» **Your goal**:
Retype only what runs from the beginning of the data through the line with "['-7', '-6', '-5', '-4', '-3', '-2', '-1'];"; please omit the pictures and keep every line exact.

» **Stored data**:

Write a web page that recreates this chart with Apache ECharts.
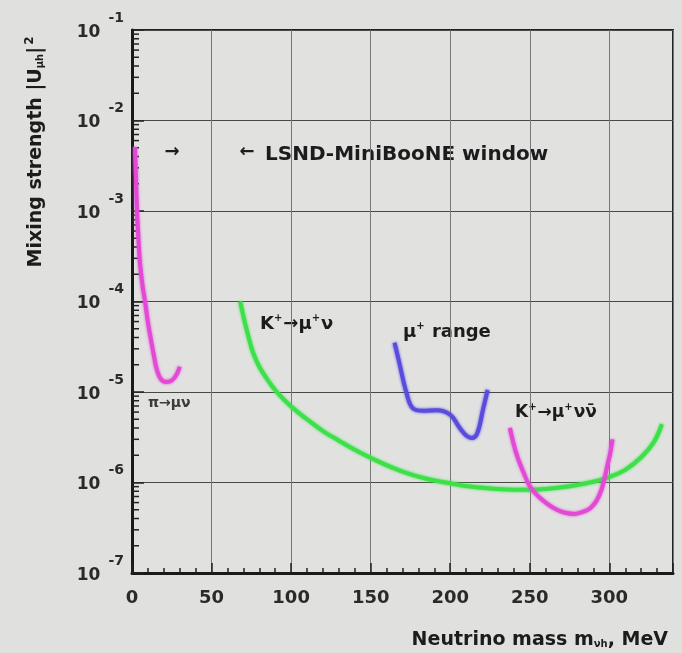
<!DOCTYPE html>
<html>
<head>
<meta charset="utf-8">
<script src="https://cdn.jsdelivr.net/npm/echarts@6/dist/echarts.min.js"></script>
<style>
  html, body { margin: 0; padding: 0; background: #e0e1df; }
  #chart-container { width: 682px; height: 653px; }
</style>
</head>
<body>
<div id="chart-container"></div>
<script>
// Curve data (mass in MeV, mixing |U|^2)
const pionMass = [1.9, 2.5, 3.1, 4.1, 5, 6.6, 8.2, 10, 12, 13.8, 15.7, 18.2, 21.4, 24.5, 27.6, 30];
const pionMix = [5.1e-3, 2.2e-3, 1.02e-3, 4.8e-4, 2.7e-4, 1.5e-4, 1.0e-4, 5.9e-5, 3.7e-5, 2.5e-5, 1.74e-5, 1.38e-5, 1.29e-5, 1.32e-5, 1.51e-5, 1.9e-5];

const kmunuMass = [68, 70.5, 73, 76, 80, 85, 91, 100, 110, 120, 130, 140, 155, 170, 185, 200, 215, 230, 245, 260, 275, 290, 300, 310, 320, 328, 333];
const kmunuMix = [1.0e-4, 6.3e-5, 4.2e-5, 2.75e-5, 1.9e-5, 1.38e-5, 1.0e-5, 6.9e-6, 5.0e-6, 3.7e-6, 2.9e-6, 2.3e-6, 1.7e-6, 1.32e-6, 1.1e-6,
  9.8e-7, 8.9e-7, 8.5e-7, 8.3e-7, 8.5e-7, 9.1e-7, 1.02e-6, 1.15e-6, 1.38e-6, 1.9e-6, 2.8e-6, 4.4e-6];

const rangeMass = [165, 168, 172.5, 176.5, 183, 191.5, 200, 206, 210, 213.5, 217, 220.5, 223.5];
const rangeMix = [3.5e-5, 2.1e-5, 9.8e-6, 6.6e-6, 6.2e-6, 6.3e-6, 5.6e-6, 4.0e-6, 3.3e-6, 3.1e-6, 3.5e-6, 6.3e-6, 1.05e-5];

const knunuMass = [237.5, 241.5, 246, 250, 255, 261, 267, 273, 278, 283, 288, 292, 295, 297, 299, 300.5, 302];
const knunuMix = [4.0e-6, 2.1e-6, 1.3e-6, 9.1e-7, 7.1e-7, 5.8e-7, 5.0e-7, 4.6e-7, 4.5e-7, 4.7e-7, 5.2e-7, 6.3e-7, 8.3e-7, 1.12e-6, 1.6e-6, 2.1e-6, 3.0e-6];

// Tick labels
const xTickLabels = ['0', '50', '100', '150', '200', '250', '300'];
const yTickExponents = ['-7', '-6', '-5', '-4', '-3', '-2', '-1'];

const zip = (xs, ys) => xs.map((x, i) => [x, ys[i]]);

// log-spaced minor ticks on the y axis (2..9 x 10^k)
const yMinorTicks = [];
for (let e = -7; e < -1; e++) {
  for (let m = 2; m <= 9; m++) yMinorTicks.push([0, m * Math.pow(10, e)]);
}

const chartContainer = document.getElementById('chart-container');
const myChart = echarts.init(chartContainer);

const FONT = 'DejaVu Sans';
const INK = '#1c1c1c';

function curve(name, data, color) {
  return {
    name: name,
    type: 'line',
    data: data,
    smooth: 0.4,
    showSymbol: false,
    symbol: 'none',
    lineStyle: { color: color, width: 4, shadowColor: color, shadowBlur: 3 },
    z: 5
  };
}

const option = {
  backgroundColor: '#e0e1df',
  animation: false,
  grid: {
    left: 132, right: 9, top: 30, bottom: 80,
    show: true,
    borderColor: '#222',
    borderWidth: 2,
    backgroundColor: '#e1e2e0'
  },
  xAxis: {
    type: 'value',
    min: 0,
    max: 340,
    interval: 50,
    axisLine: { show: true, onZero: false, lineStyle: { color: '#1a1a1a', width: 3 } },
    axisTick: { show: true, inside: true, length: 10, lineStyle: { color: '#222', width: 1.5 } },
    minorTick: { show: true, splitNumber: 5, length: 5, lineStyle: { color: '#222', width: 1.5 } },
    splitLine: { show: true, lineStyle: { color: '#777', width: 1 } },
    axisLabel: {
      margin: 16,
      showMaxLabel: false,
      fontFamily: FONT,
      fontWeight: 'bold',
      fontSize: 18,
      color: '#2a2a2a',
      formatter: function (v) {
        const s = String(v);
        return xTickLabels.indexOf(s) >= 0 ? s : '';
      }
    }
  },
  yAxis: {
    type: 'log',
    logBase: 10,
    min: 1e-7,
    max: 1e-1,
    interval: 1,
    axisLine: { show: true, onZero: false, lineStyle: { color: '#1a1a1a', width: 3 } },
    axisTick: { show: true, inside: true, length: 12, lineStyle: { color: '#222', width: 1.5 } },
    splitLine: { show: true, lineStyle: { color: '#484848', width: 1.2 } },
    axisLabel: {
      margin: 8,
      padding: [0, 0, 8, 0],
      formatter: function (v, i) {
        return '{b|10}{s|' + yTickExponents[i] + '}';
      },
      rich: {
        b: { fontFamily: FONT, fontWeight: 'bold', fontSize: 17, color: '#2a2a2a', verticalAlign: 'bottom' },
        s: { fontFamily: FONT, fontWeight: 'bold', fontSize: 14, color: '#2a2a2a', verticalAlign: 'bottom', padding: [0, 0, 16, 8] }
      }
    }
  },
  graphic: [
    {
      type: 'text', x: 36, y: 152, rotation: Math.PI / 2,
      style: {
        text: 'Mixing strength |U{sub|μh}|{sup|2}',
        fontFamily: FONT, fontWeight: 'bold', fontSize: 19, fill: INK,
        align: 'center', verticalAlign: 'middle',
        rich: {
          sub: { fontFamily: FONT, fontWeight: 'bold', fontSize: 10, fill: INK, padding: [8, 0, 0, 0] },
          sup: { fontFamily: FONT, fontWeight: 'bold', fontSize: 12, fill: INK, padding: [0, 0, 12, 2] }
        }
      }
    },
    {
      type: 'text', x: 668, y: 640,
      style: {
        text: 'Neutrino mass m{sub|νh}, MeV',
        fontFamily: FONT, fontWeight: 'bold', fontSize: 19, fill: INK,
        align: 'right', verticalAlign: 'middle',
        rich: {
          sub: { fontFamily: FONT, fontWeight: 'bold', fontSize: 10, fill: INK, padding: [9, 0, 0, 0] }
        }
      }
    },
    {
      type: 'text', x: 172, y: 152,
      style: { text: '→', fontFamily: FONT, fontWeight: 'bold', fontSize: 18, fill: INK, align: 'center', verticalAlign: 'middle' }
    },
    {
      type: 'text', x: 247, y: 152,
      style: { text: '←', fontFamily: FONT, fontWeight: 'bold', fontSize: 18, fill: INK, align: 'center', verticalAlign: 'middle' }
    },
    {
      type: 'text', x: 265, y: 155,
      style: { text: 'LSND-MiniBooNE window', fontFamily: FONT, fontWeight: 'bold', fontSize: 20, fill: INK, align: 'left', verticalAlign: 'middle' }
    },
    {
      type: 'text', x: 260, y: 324,
      style: {
        text: 'K{sup|+}→μ{sup|+}ν',
        fontFamily: FONT, fontWeight: 'bold', fontSize: 18, fill: INK, align: 'left', verticalAlign: 'middle',
        rich: { sup: { fontFamily: FONT, fontWeight: 'bold', fontSize: 10, fill: INK, padding: [0, 1, 12, 0] } }
      }
    },
    {
      type: 'text', x: 403, y: 332,
      style: {
        text: 'μ{sup|+} range',
        fontFamily: FONT, fontWeight: 'bold', fontSize: 18, fill: INK, align: 'left', verticalAlign: 'middle',
        rich: { sup: { fontFamily: FONT, fontWeight: 'bold', fontSize: 10, fill: INK, padding: [0, 1, 12, 0] } }
      }
    },
    {
      type: 'text', x: 515, y: 413,
      style: {
        text: 'K{sup|+}→μ{sup|+}νν̄',
        fontFamily: FONT, fontWeight: 'bold', fontSize: 17, fill: INK, align: 'left', verticalAlign: 'middle',
        rich: { sup: { fontFamily: FONT, fontWeight: 'bold', fontSize: 10, fill: INK, padding: [0, 1, 12, 0] } }
      }
    },
    {
      type: 'text', x: 148, y: 403,
      style: { text: 'π→μν', fontFamily: FONT, fontWeight: 'bold', fontSize: 14, fill: '#3a3a3a', align: 'left', verticalAlign: 'middle' }
    }
  ],
  series: [
    {
      name: 'minor ticks',
      type: 'custom',
      silent: true,
      data: yMinorTicks,
      renderItem: function (params, api) {
        const p = api.coord([api.value(0), api.value(1)]);
        return {
          type: 'line',
          shape: { x1: p[0], y1: p[1], x2: p[0] + 7, y2: p[1] },
          style: { stroke: '#222', lineWidth: 1.5 }
        };
      },
      z: 3
    },
    curve('pi -> mu nu', zip(pionMass, pionMix), '#e24ad6'),
    curve('K+ -> mu+ nu', zip(kmunuMass, kmunuMix), '#3ee049'),
    curve('mu+ range', zip(rangeMass, rangeMix), '#5a4cdc'),
    curve('K+ -> mu+ nu nubar', zip(knunuMass, knunuMix), '#e24ad6')
  ]
};

myChart.setOption(option);
</script>
</body>
</html>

» **The reply**:
Write a web page that recreates this chart with Apache ECharts.
<!DOCTYPE html>
<html>
<head>
<meta charset="utf-8">
<script src="https://cdn.jsdelivr.net/npm/echarts@6/dist/echarts.min.js"></script>
<style>
  html, body { margin: 0; padding: 0; background: #e0e1df; }
  #chart-container { width: 682px; height: 653px; }
</style>
</head>
<body>
<div id="chart-container"></div>
<script>
// Curve data (mass in MeV, mixing |U|^2)
const pionMass = [1.9, 2.5, 3.1, 4.1, 5, 6.6, 8.2, 10, 12, 13.8, 15.7, 18.2, 21.4, 24.5, 27.6, 30];
const pionMix = [5.1e-3, 2.2e-3, 1.02e-3, 4.8e-4, 2.7e-4, 1.5e-4, 1.0e-4, 5.9e-5, 3.7e-5, 2.5e-5, 1.74e-5, 1.38e-5, 1.29e-5, 1.32e-5, 1.51e-5, 1.9e-5];

const kmunuMass = [68, 70.5, 73, 76, 80, 85, 91, 100, 110, 120, 130, 140, 155, 170, 185, 200, 215, 230, 245, 260, 275, 290, 300, 310, 320, 328, 333];
const kmunuMix = [1.0e-4, 6.3e-5, 4.2e-5, 2.75e-5, 1.9e-5, 1.38e-5, 1.0e-5, 6.9e-6, 5.0e-6, 3.7e-6, 2.9e-6, 2.3e-6, 1.7e-6, 1.32e-6, 1.1e-6,
  9.8e-7, 8.9e-7, 8.5e-7, 8.3e-7, 8.5e-7, 9.1e-7, 1.02e-6, 1.15e-6, 1.38e-6, 1.9e-6, 2.8e-6, 4.4e-6];

const rangeMass = [165, 168, 172.5, 176.5, 183, 191.5, 200, 206, 210, 213.5, 217, 220.5, 223.5];
const rangeMix = [3.5e-5, 2.1e-5, 9.8e-6, 6.6e-6, 6.2e-6, 6.3e-6, 5.6e-6, 4.0e-6, 3.3e-6, 3.1e-6, 3.5e-6, 6.3e-6, 1.05e-5];

const knunuMass = [237.5, 241.5, 246, 250, 255, 261, 267, 273, 278, 283, 288, 292, 295, 297, 299, 300.5, 302];
const knunuMix = [4.0e-6, 2.1e-6, 1.3e-6, 9.1e-7, 7.1e-7, 5.8e-7, 5.0e-7, 4.6e-7, 4.5e-7, 4.7e-7, 5.2e-7, 6.3e-7, 8.3e-7, 1.12e-6, 1.6e-6, 2.1e-6, 3.0e-6];

// Tick labels
const xTickLabels = ['0', '50', '100', '150', '200', '250', '300'];
const yTickExponents = ['-7', '-6', '-5', '-4', '-3', '-2', '-1'];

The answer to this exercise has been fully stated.